子どもが不登校になったとき
(下記は、N高校「不登校親の会」から頂いた質問に答えたものです)

子どもへの親のかかわり

 「どのようにかかわるか」よりも、「不登校をどうとらえるか」が、まずは問題だと思います。学校は社会の縮図でもありますが、社会と相似というわけではなく、社会の中のある部分が凝縮されている場です。例えば、人とかかわることは大切ですが、学校のように同じ年齢の人間だけが集まって全員が一斉に同じ事をするといった状況は、社会生活の中ではむしろ特殊なことです。ですから、学校でやっていけなければ、社会でやっていけないということは全くないのです。しかし、学校でやっていけないようではダメだとまわりが思いこんでいると、本人も自信を失い、その結果、本当に生きづらくなっていくかもしれません。そうではなく、学校に行けないことの背景にはその子どものユニークな個性があるわけですから、子どもの個性を見つける機会と考えてかかわって欲しいと思います。
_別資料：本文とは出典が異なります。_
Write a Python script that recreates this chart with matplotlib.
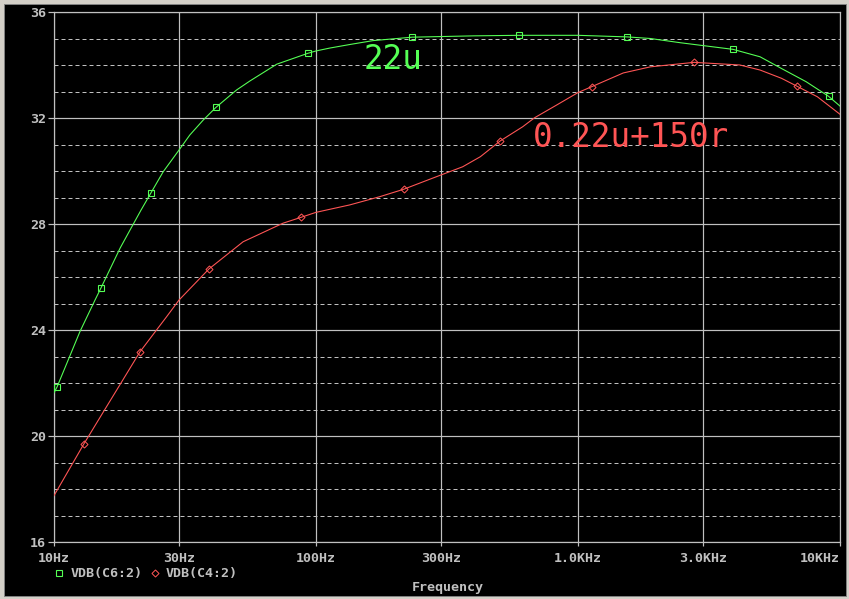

そのようなまなざしが、子どもの中にエネルギーを蓄えていきます。

子どもにどんなことが必要か

 学校に行けない自分はダメな人間という気持ちに子どもがとらわれていると、身動きが取りにくくなってしまうかもしれません。不登校は良くない状態だという固定観念から出発すると、先に進みにくいのです。人間関係を築いたり学んだりできる場は学校だけではありません。フリースクールや若者の居場所、塾、地域のスポーツチーム、アルバイト、ボランティアなど、学校外には多様な場があります。今のその子どもに学校が合わないのであれば、子どもの個性にあった場を探してみてはどうでしょうか。エネルギーが枯渇して動けない状態ならば、まずは家でゆったりと休むことも必要です。「どうすれば学校に行けるようになるか」ではなく、「どうすれば生き生きできるか」という視点で考えることが大切です。  学校自体については、本人が行きたくなった時に戻ってもよいし、単位制・通信制高校への編転入、高卒認定で大学・専門学校進学といった選択肢もあります。

親の会について

 私達の気持ちというのは単純ではなく、例えば、子どもに対して「あまり干渉すべきでない」と「放っておいて本当に大丈夫なのか」といった相反する気持ちを抱えていたりします。そのような相反する気持ちが未整理だと、もやもやしてなんだか元気が出ないこともあるでしょう。共通の悩みを持つ親同士で率直に話し合うことが、自分自身の気持ちを整理しいく手助けになるのではないでしょうか。